Dell is pushing its software-defined networking vision forward with new additions focussing on the flow of East-to-West traffic flow, task automation and switches designed to scale and integrate with other vendor products.
It said the new releases, based around its Active Fabric solutions for software-defined networking (SDN), are designed to help customers accelerate transitions to high-performance converged, virtualized and private cloud environments.
Dell has made use of its next-generation management software – Dell Active Fabric Manager – and the Dell Networking S5000 modular LAN/SAN switching platform for these latest networking announcements.
Dell Networking VP and general manager Tom Burns aid the new offerings will simplify operations and boost performance and improve the economics of the network.
“We’re challenging conventional wisdom with new products and solutions designed to accelerate our customers’ migration to virtualized and cloud data center environments,” Burns said.
Dell said its Active Fabric provides a flat, fast, any-to-any multipath network architecture that is flexible and ideally suited for the growing amount of East-West traffic in today’s virtualized data centers and private clouds.
Active Fabric solutions flatten the traditional data center network architecture using high-density and low-latency, fixed-form factor 10/40GbE switches that can be deployed quickly and easily while reaching to hyperscale proportions.

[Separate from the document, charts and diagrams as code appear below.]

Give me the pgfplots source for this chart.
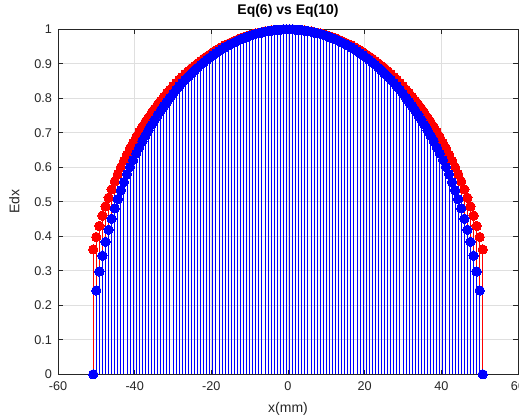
\documentclass[border=0pt]{standalone}
\usepackage{fontspec}
\setmainfont{Liberation Sans}
\usepackage{pgfplots}
\pgfplotsset{compat=1.18}
\usepackage{pgfplotstable}
\usetikzlibrary{calc}

\definecolor{axgray}{RGB}{38,38,38}

% x in mm, r = Eq(6), b = Eq(10)
\pgfplotstableread{
x r b
-50.8 0.362 0
-50.0 0.398 0.243
-49.2 0.430 0.298
-48.4 0.460 0.344
-47.6 0.487 0.384
-46.8 0.512 0.419
-46.0 0.536 0.451
-45.2 0.559 0.481
-44.4 0.580 0.508
-43.6 0.600 0.534
-42.8 0.619 0.557
-42.0 0.637 0.580
-41.2 0.655 0.601
-40.4 0.671 0.621
-39.6 0.687 0.640
-38.8 0.702 0.658
-38.0 0.717 0.676
-37.2 0.731 0.692
-36.4 0.744 0.708
-35.6 0.757 0.723
-34.8 0.770 0.738
-34.0 0.782 0.752
-33.2 0.793 0.765
-32.4 0.804 0.778
-31.6 0.815 0.790
-30.8 0.825 0.802
-30.0 0.835 0.813
-29.2 0.844 0.824
-28.4 0.854 0.835
-27.6 0.862 0.845
-26.8 0.871 0.854
-26.0 0.879 0.863
-25.2 0.887 0.872
-24.4 0.894 0.881
-23.6 0.901 0.889
-22.8 0.908 0.897
-22.0 0.915 0.904
-21.2 0.921 0.912
-20.4 0.927 0.918
-19.6 0.933 0.925
-18.8 0.939 0.931
-18.0 0.944 0.937
-17.2 0.949 0.943
-16.4 0.954 0.948
-15.6 0.958 0.953
-14.8 0.962 0.958
-14.0 0.966 0.962
-13.2 0.970 0.967
-12.4 0.974 0.971
-11.6 0.977 0.974
-10.8 0.980 0.978
-10.0 0.983 0.981
-9.2 0.986 0.984
-8.4 0.988 0.987
-7.6 0.990 0.989
-6.8 0.992 0.991
-6.0 0.994 0.993
-5.2 0.995 0.995
-4.4 0.997 0.996
-3.6 0.998 0.998
-2.8 0.999 0.999
-2.0 0.999 0.999
-1.2 1.000 1.000
-0.4 1.000 1.000
0.4 1.000 1.000
1.2 1.000 1.000
2.0 0.999 0.999
2.8 0.999 0.999
3.6 0.998 0.998
4.4 0.997 0.996
5.2 0.995 0.995
6.0 0.994 0.993
6.8 0.992 0.991
7.6 0.990 0.989
8.4 0.988 0.987
9.2 0.986 0.984
10.0 0.983 0.981
10.8 0.980 0.978
11.6 0.977 0.974
12.4 0.974 0.971
13.2 0.970 0.967
14.0 0.966 0.962
14.8 0.962 0.958
15.6 0.958 0.953
16.4 0.954 0.948
17.2 0.949 0.943
18.0 0.944 0.937
18.8 0.939 0.931
19.6 0.933 0.925
20.4 0.927 0.918
21.2 0.921 0.912
22.0 0.915 0.904
22.8 0.908 0.897
23.6 0.901 0.889
24.4 0.894 0.881
25.2 0.887 0.872
26.0 0.879 0.863
26.8 0.871 0.854
27.6 0.862 0.845
28.4 0.854 0.835
29.2 0.844 0.824
30.0 0.835 0.813
30.8 0.825 0.802
31.6 0.815 0.790
32.4 0.804 0.778
33.2 0.793 0.765
34.0 0.782 0.752
34.8 0.770 0.738
35.6 0.757 0.723
36.4 0.744 0.708
37.2 0.731 0.692
38.0 0.717 0.676
38.8 0.702 0.658
39.6 0.687 0.640
40.4 0.671 0.621
41.2 0.655 0.601
42.0 0.637 0.580
42.8 0.619 0.557
43.6 0.600 0.534
44.4 0.580 0.508
45.2 0.559 0.481
46.0 0.536 0.451
46.8 0.512 0.419
47.6 0.487 0.384
48.4 0.460 0.344
49.2 0.430 0.298
50.0 0.398 0.243
50.8 0.362 0
}\edxdata

\begin{document}
\begin{tikzpicture}
\begin{axis}[
  name=ax,
  scale only axis,
  width=345pt, height=258.75pt,
  xmin=-60, xmax=60, ymin=0, ymax=1,
  xtick={-60,-40,-20,0,20,40,60},
  ytick={0,0.1,0.2,0.3,0.4,0.5,0.6,0.7,0.8,0.9,1},
  yticklabels={0,0.1,0.2,0.3,0.4,0.5,0.6,0.7,0.8,0.9,1},
  /pgf/number format/assume math mode=true,
  tick align=inside,
  major tick length=3.5pt,
  grid=major,
  grid style={gray!25, line width=0.5pt},
  axis line style={axgray, line width=0.6pt},
  tick style={axgray, line width=0.5pt},
  ticklabel style={font=\fontsize{9.5}{11}\selectfont, text=axgray},
  xticklabel style={yshift=-2pt},
  yticklabel style={xshift=-1pt},
  xlabel={x(mm)},
  ylabel={Edx},
  label style={font=\fontsize{10.5}{12}\selectfont, text=axgray},
  xlabel style={at={(axis description cs:0.5,-0.1015)}, anchor=center},
  ylabel style={at={(axis description cs:-0.095,0.5)}, anchor=center},
  title={Eq(6) vs Eq(10)},
  title style={at={(axis description cs:0.5,1.021)}, anchor=base,
    font=\bfseries\fontsize{10.5}{12}\selectfont},
  clip=false,
]
\addplot[red, ycomb, line width=0.75pt, mark=*, mark size=3.5pt,
  mark options={fill=red, draw=red, line width=0pt}] table[x=x, y=r] {\edxdata};
\addplot[blue, ycomb, line width=0.75pt, mark=*, mark size=3.5pt,
  mark options={fill=blue, draw=blue, line width=0pt}] table[x=x, y=b] {\edxdata};
\end{axis}
\pgfresetboundingbox
\path[use as bounding box] ($(ax.south west)+(-43.5pt,-32.25pt)$) rectangle ($(ax.north east)+(0.75pt,22pt)$);
\end{tikzpicture}
\end{document}
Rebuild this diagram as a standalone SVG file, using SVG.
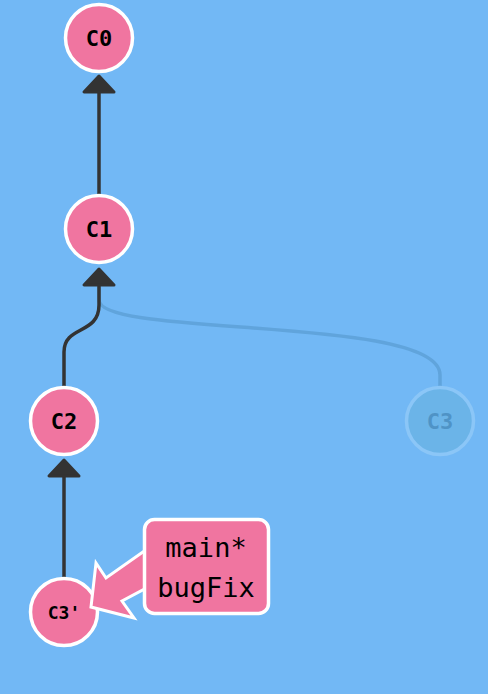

It supports Open-Flow based controllers from leading vendors and uses hypervisors from Microsoft, VMware and OpenStack.
Dell said it has been purpose built for virtualized, converged and SDN environments with high performance 10GbE and 40GbE L2 and L3 multipath fabrics.
Dell also released released its Active Fabric manager, a software tool designed to help automate the roles, from planning to designing, building and monitoring fabrics in the network.
It includes an intuitive graphical interface and step-by-step approach to translating fabric design, and allows for easier integration with other tools in the data center with a the fabric extracted as a single entity, instead of at a device level.
Dell also released its first 1U 10/40BgE top-of-rack LAN/SAN – the Dell Networking S5000 - with native FC and FCoE capabilities that offers pay-as-you grow modularity, high density LAN/SAN convergence and is easily integrated with leading switch and storage vendors.